NO FAT DOUGHNUT - In order to understand most fat people, it is necessary to get inside their heads. Imagine standing outside the glass display case at the Super Fresh doughnut bakery at 7 a.m, on your way to your Boardwalk exercise waddle. Focus on a two-handed, white icing, cream-filled and coconut-topped monster doughnut that is still warm. By the time you reach the Boardwalk on a beautiful morning there’s enough powder around your lips to mimic a rabid dog.

But one fat doughnut doesn’t change your appearance. You pretty much look the same and you’re not sure whether all the sugar has you energized or made you hypoglycemic. You just know you have a social responsibility to eat doughnuts, otherwise you are just another sellout and a step away from drinking pure water from a gallon jug.

GREAT DEBATERS - What do you call a football player with ADHD? A lineman, I guess. Before ADHD was created as a catchall category for every person afflicted with the “I’m not listening to you” selective attention disorder, I coached a quarterback with impulsive dyslexic disorder who would change plays at the line of scrimmage then go the opposite way of the play he called.

A new study of college students revealed that those who get up early do way better in class than those who stay up late. I would add that in all likelihood they also drink a lot less if at all.

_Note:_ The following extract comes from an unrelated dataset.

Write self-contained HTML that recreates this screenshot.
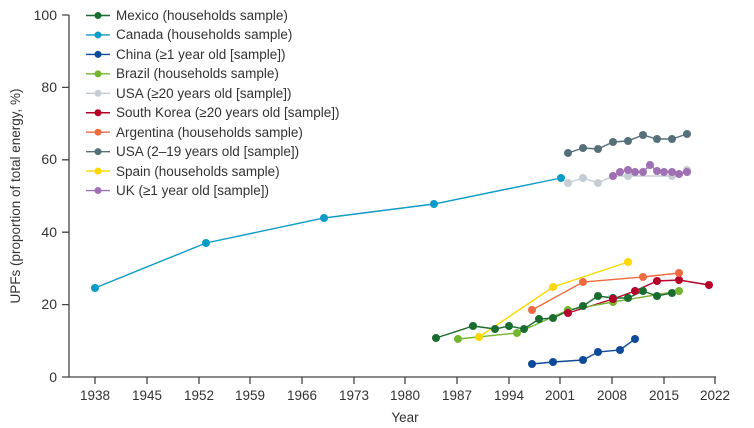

RUSH TO ROGER - First it was Rush Limbaugh and now Roger Clemens, both busted in print for possessing quantities of blue tooth diamond-shaped Viagra without a prescription. This is just set up for too many “easy for amateurs” jokes, but the reality is that Viagra inside the vitamin sandwich bag of competitive and intense training athletes aids in workouts providing more blood to the muscles while under workload.

The steroid crowd is “all in” the enhancement pipeline of supplements, but amazing Barry Bonds admitted to quitting Viagra because it blurred his vision and stuffed up his nose. Again, this latest news is ripe for comedy routines except it is real and stupid with side effects unknown and some otherwise healthy athlete will go combination cocktail and expire. You just know that is going to happen. No joke!

BASEBALL AWARDS - Hardball as played in the Henlopen Conference and state of Delaware is the hardest of places to make a living across the pantheon of sports. Cape’s baseball teams - varsity and junior varsity - had a tough season but they had good players all over the place and, in fact, the varsity beat Seaford on the road - a team that reached the state finals and had Derrick Gibson as the 77th player chosen in the Major League draft.

Junior varsity players receiving post-season awards include Marcus Elmandorf, Most Improved Player; Matt Cleary, Defensive/Pitcher Player; and Jordan Plivelich, Offensive and Team MVP Player. The team was coached by Dan Boothman, Mike Walker and David Plivelich.

The varsity team’s post-season awards included J.T. Norton, Team MVP; Alan Vickers, Defensive/Pitcher Player; John Goodwin, Offensive Player; and Tom Wenner, Most Improved.

SNIPPETS - Delaware Special Olympics are this Friday and Saturday at the University of Delaware. Opening ceremonies are Friday night.

This is a big weekend for road racing beginning with the Blue/Gold 5K in Lewes on Saturday morning, and then on Sunday it’s the Father’s Day 5K in Rehoboth beginning at Wilmington Avenue at the Boardwalk. Both races start at 7:30 a.m.

A.J. Benson, former defenseman for the Cape lacrosse team, was named to the All-Commonwealth Coast Conference men’s lacrosse team representing the Fighting Scots of Gordon College. Benson was also named team captain for next season.
School is out - everybody wants to twist and shout. Shake it up, baby!